The NSW Parliament has just two and half sitting weeks left until it rises ahead of the March 2015 election. Even if the ‘reserve week’ is used, there are still only 12 days left. While this may come as a relief for those MPs now sitting on the cross benches after the Independent Commission Against Corruption, some are using what little time remains to continue their focus on an “urgent” and “must address’ issue relating specifically to women.
You might wonder which issue is so urgent. Is it Australia sliding to 24th in the World Economic Forum’s Global Gender Gap Report? Australia is behind Rwanda, Nicaragua, the Philippines, Burundi, and Latvia, having fallen from a more-respectable rank of 15th in 2006. Given this report came out last week, though, you can see why it might not be top of mind.
Perhaps more urgent is the closure of domestic violence and homelessness services catering specifically to women, and the tender process that saw large organisations win contracts that will leave no service in inner Sydney, and close a number of services in regional and rural areas? It’s not that.
And it’s not the gender pay gap either, which in November last year stood nationally at 17.1%. NSW was the second-worst performing state with an annual change of -2.1%. Only the mining boom state of WA (-2.7%) has a gender pay gap getting worse at a greater rate than NSW.
Unfortunately, it’s none of these things, or even addressing the frightening realities of domestic violence, for example.
In a state where abortion remains a criminal offence for women and doctors, the good men (and it is mostly men) of Parliament want to spend their last few days imposing further restrictions on abortion access
Why?
Women’s Agenda have covered the Bill in question, dubbed Zoe’s Law, several times before. It passed through the Lower House on a conscience vote last year, but has languished in the Upper House without the requisite support.
ICAC’s Operation Spicer has seen it’s movers in both Houses, Member for Central Coast Chris Spence and Marie Ficarra MLC, moved onto the cross bench with reputations tarnished.

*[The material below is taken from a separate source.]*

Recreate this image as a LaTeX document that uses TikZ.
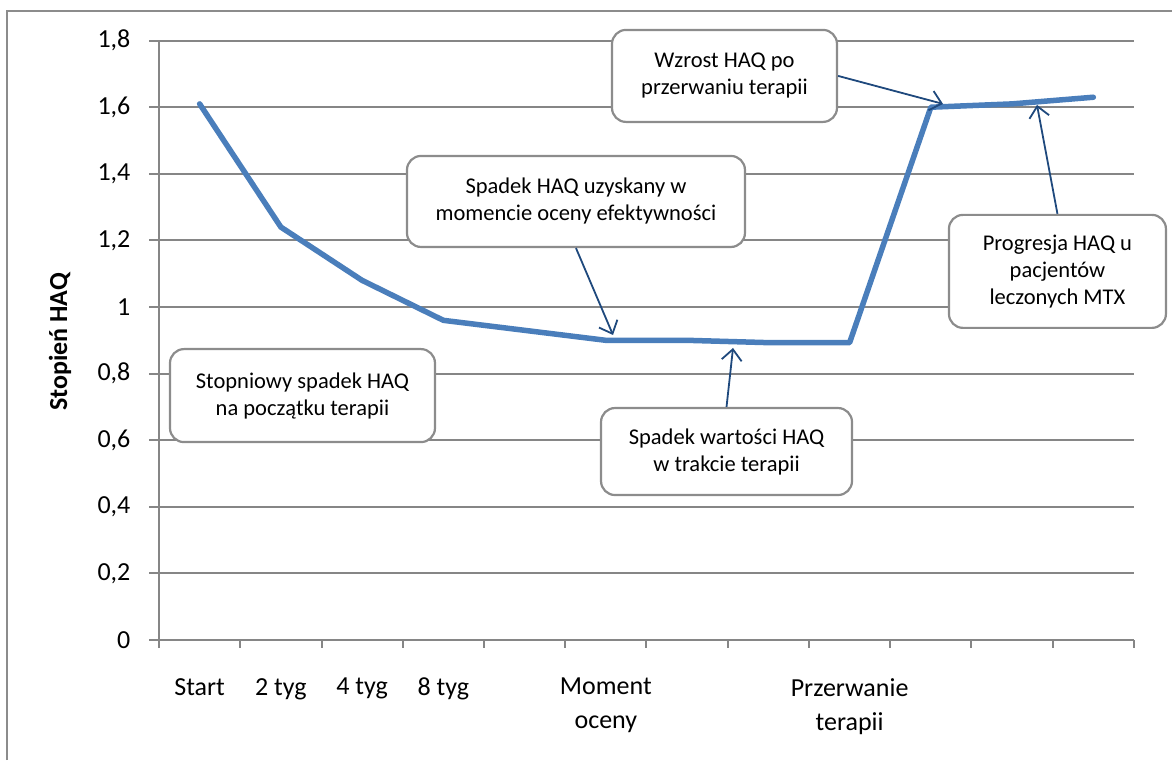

The hard Right faction they are members of is well represented on the post-ICAC cross bench too, after allegations relating to soliciting banned donations and funneling them through sham companies came up during ICAC’s ‘Operation Spicer’. This hard Right, anti-choice faction had lobbied hard for the Bill, consistent with the playbook of anti-choice groups in the US from whom the ‘personhood’ aspects of the Bill are taken.
ICAC has ended or curtailed a number of Liberal careers- those of a Premier, a Minister for Police, an Energy Minister, six State MLAs, one MLC and a Federal Senator. Two of these MLAs resigned from Parliament altogether, losing both seats at last weekend’s by elections.
Spence, a former official for One Nation, will have served only a single term after ICAC heard allegations about a sham company funneling donations called Eight by Five. This hasn’t stopped him from pressing on with his faction’s social agenda though; quite the opposite.
He has left his party and new leader Mike Baird a parting gift in the form of a media release stating Baird “must address this issue and see this bill adopted as a government bill”, and passed as a matter of “urgency.” Baird presumably could do without such gifts six months out from an election. It does beg the question for Spence and his faction: Why this Bill, and why now?
So at a time when a strong majority of Australians want abortion to be at least as accessible as it is now, when one woman is killed a week by their partner, women have nowhere to go when violence makes them homeless and we are going backwards in terms of equal pay – not to mention we are under represented on boards and in Parliament – this faction of the Liberal party, ably supported by Fred Nile, are pressing on with a ‘must address urgent’ issue for them- abortion? Abortion is already criminal in NSW, just how far do they want to go?